By Maria Fernanda Ziegler  |  Agência FAPESP – A Brazilian study published in the journal Gait & Posture found that eight sessions of transcranial direct-current stimulation (tDCS) improve the postural response of people with Parkinson’s disease, thereby reducing the risk of falls.

The non-invasive technique involves applying a low-intensity, continuous electrical current to the head to modulate brain activity. It has already been used to treat some cases of depression and has been tested in the recovery of people with neurological disorders, including stroke. In the case of Parkinson’s disease, tDCS has also been used; however, there is still no defined clinical protocol.

“It’s a complex disease and symptoms vary greatly from one individual to another. In addition, postural control isn’t very responsive to medication. In this study, we went beyond investigating whether or not this technique works in postural responses and demonstrated the neuromuscular parameters involved in posture control,” Victor Beretta, coordinator of the Neuroscience and Motor Behavior Laboratory (NEUROCOM-LAB) at São Paulo State University (UNESP), Presidente Prudente campus, told Agência FAPESP.

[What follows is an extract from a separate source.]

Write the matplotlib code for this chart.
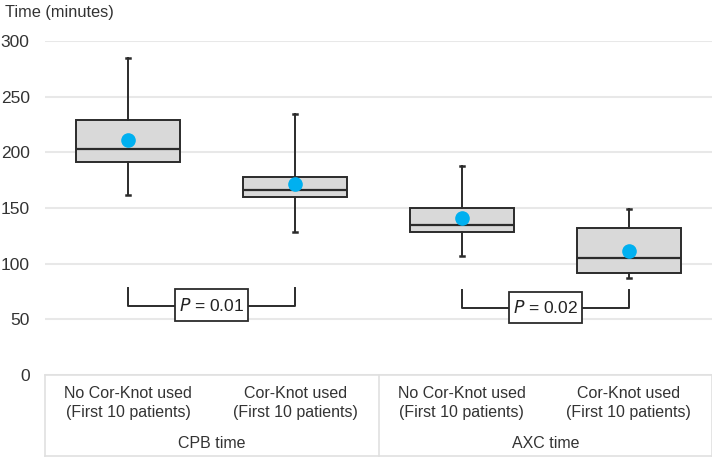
import matplotlib
matplotlib.use("Agg")
import matplotlib.pyplot as plt
from matplotlib.patches import Rectangle

plt.rcParams['font.family'] = ['Liberation Sans', 'DejaVu Sans']

# datos
grupos = ["CPB time", "AXC time"]
categorias = ["No Cor-Knot used\n(First 10 patients)", "Cor-Knot used\n(First 10 patients)",
              "No Cor-Knot used\n(First 10 patients)", "Cor-Knot used\n(First 10 patients)"]
minimo = [162, 128, 107, 87]
q1 = [191, 160, 128.5, 92]
mediana = [203, 166, 134.5, 105]
q3 = [229, 178, 150, 132]
maximo = [285, 234, 188, 149]
media = [211, 171.5, 141, 111.5]

# comparaciones: pares de cajas, texto P, altura de brazos y de la linea
p_textos = ["0.01", "0.02"]
pares = [(0, 1), (2, 3)]
brazo_top = [78, 76]
brazo_bajo = [62, 60]

fig = plt.figure(figsize=(7.12, 4.57), dpi=100)
ax = fig.add_axes([45/712, 82/457, 667/712, 334/457])

stats = []
for i in range(len(categorias)):
    stats.append(dict(whislo=minimo[i], q1=q1[i], med=mediana[i], q3=q3[i],
                      whishi=maximo[i], mean=media[i], fliers=[]))

ax.bxp(stats, positions=range(len(categorias)), widths=0.625, patch_artist=True,
       showmeans=True, capwidths=0.025,
       boxprops=dict(facecolor="#d9d9d9", edgecolor="#2b2b2b", linewidth=1.4),
       medianprops=dict(color="#2b2b2b", linewidth=1.6),
       whiskerprops=dict(color="#2b2b2b", linewidth=1.4),
       capprops=dict(color="#2b2b2b", linewidth=1.8),
       meanprops=dict(marker="o", markerfacecolor="#00b0f0", markeredgecolor="#00b0f0",
                      markersize=9.5))

# brackets con P
for (a, b), txt, yt, yb in zip(pares, p_textos, brazo_top, brazo_bajo):
    ax.plot([a, a, b, b], [yt, yb, yb, yt], color="#2b2b2b", lw=1.4, zorder=3)
    xm = (a + b) / 2
    ax.add_patch(Rectangle((xm - 0.22, yb - 13.5), 0.44, 28.5, facecolor="white",
                           edgecolor="#2b2b2b", lw=1.3, zorder=4))
    ax.text(xm, yb + 0.5, "$P$ = " + txt, ha="center", va="center", fontsize=12.5,
            color="#222222", zorder=5)

ax.set_xlim(-0.5, 3.5)
ax.set_ylim(0, 300)
ax.set_yticks(range(0, 301, 50))
ax.grid(axis="y", color="#e8e8e8", lw=1.5)
ax.set_axisbelow(True)
for s in ax.spines.values():
    s.set_visible(False)
ax.tick_params(axis="y", length=0, pad=11, labelsize=12.5, labelcolor="#333333")
ax.set_xticks(range(len(categorias)))
ax.set_xticklabels(categorias, fontsize=11.5, color="#333333", linespacing=1.3)
ax.tick_params(axis="x", length=0, pad=8)

# tabla de etiquetas abajo
trans = ax.get_xaxis_transform()
lc = "#e0e0e0"
fondo = -(456 - 375) / 334
ax.plot([-0.5, 3.5], [0, 0], color=lc, lw=1.2, transform=trans, clip_on=False)
ax.plot([-0.5, 3.5], [fondo, fondo], color=lc, lw=1.2, transform=trans, clip_on=False)
for xv in [-0.5, 1.5, 3.5]:
    ax.plot([xv, xv], [0, fondo], color=lc, lw=1.2, transform=trans, clip_on=False)
for g, nombre in enumerate(grupos):
    ax.text(2 * g + 0.5, -(443 - 375) / 334, nombre, transform=trans, ha="center",
            va="center", fontsize=11.5, color="#333333")

fig.text(5/712, 1 - 12/457, "Time (minutes)", ha="left", va="center", fontsize=11.8,
         color="#333333")

fig.savefig("out.png", dpi=100)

The research, funded by FAPESP, involved 22 volunteers with Parkinson’s disease. The results indicate that shortly after the eight sessions ended, the protocol improved balance recovery in the face of external disturbances. In assessments conducted one month later, the effects of the treatment were still evident.

In addition to improving balance recovery, the protocol also contributed to what the scientists call “automaticity in postural response control.” This was evident through a reduction in the time it took for the volunteers’ brains to activate the muscles involved in the postural response, as well as a decrease in prefrontal cortex activity.

“Improved automaticity is relevant in the case of Parkinson’s disease, since the neurodegeneration characteristic of the disease alters patients’ ability to perform automatic activities, such as postural responses and walking. This study was important because it highlighted that one month after the end of treatment, the improvement in balance maintenance persisted in these individuals, who are at high risk of falls. Thus, we demonstrated for the first time a possibility for a complementary treatment for postural instability in people with Parkinson’s,” the researcher comments.

Experimental protocol

There is still no cure for Parkinson’s disease, only treatments capable of mitigating the deficiency of dopamine, a neurotransmitter that Parkinson’s neurons fail to produce, whose absence triggers brain changes.

One symptom patients may experience is postural instability, which makes it difficult to maintain balance in certain situations. This instability results from difficulty generating adequate automatic postural reactions due to problems in the interaction between the sensorimotor system and the environment.

Postural control is essential for executing motor skills during daily activities. In everyday situations involving uneven or irregular flooring, for example, some people with Parkinson’s disease do not make sufficient postural adjustments to avoid falling after tripping or slipping.

The research technique consists of modulating neuronal function using a device with two electrodes that generate a low-intensity electric current (two milliamps) that passes through the most superficial region of the brain for 20 minutes. For the volunteers with Parkinson’s disease, the device was applied to the primary motor cortex, an area of the brain associated with postural response and movement control.

“By generating a low-intensity electric current in the brain, we can modulate the readiness of neurons. This stimulation doesn’t generate nerve impulse transmission, but rather modulates the membrane potential to facilitate it,” he explains.

According to Beretta, the goal is to use the electrodes to increase neuronal excitability (and potentially activity) in the motor cortex, which is hypoactive in patients with Parkinson’s disease. “This modulation facilitates neural activity so that, when necessary, the brain triggers what we call action potential [the basic mechanism for communication between neurons and for muscle contraction], increasing the number of neural firings in the cortical and subcortical areas involved in recovering stability and postural balance,” he says.

Before and after the electrical stimulation sessions, the volunteers stood on an unpredictable moving platform, which caused a disturbance to their balance. Consequently, they had to respond posturally to maintain stability. “This made it possible to assess the effect of these eight sessions of non-invasive brain stimulation on the postural response to a disturbance, in a test that simulates these people’s daily lives,” he says.

According to Beretta, neuromuscular and cortical activity changes were observed in the volunteers. “We saw a reduction in the time it took to activate the muscle after the disturbance [faster reaction], which is important for controlling the imbalance caused by the disturbance and preventing possible falls. In addition, we found that these changes were accompanied by decreased activity in a cortical area [prefrontal cortex], which suggests improved movement automaticity,” he says.

The article ”Eight sessions of transcranial electrical stimulation for postural response in people with Parkinson’s disease: A randomized trial” can be read at www.sciencedirect.com/science/article/abs/pii/S0966636224005927?via%3Dihub.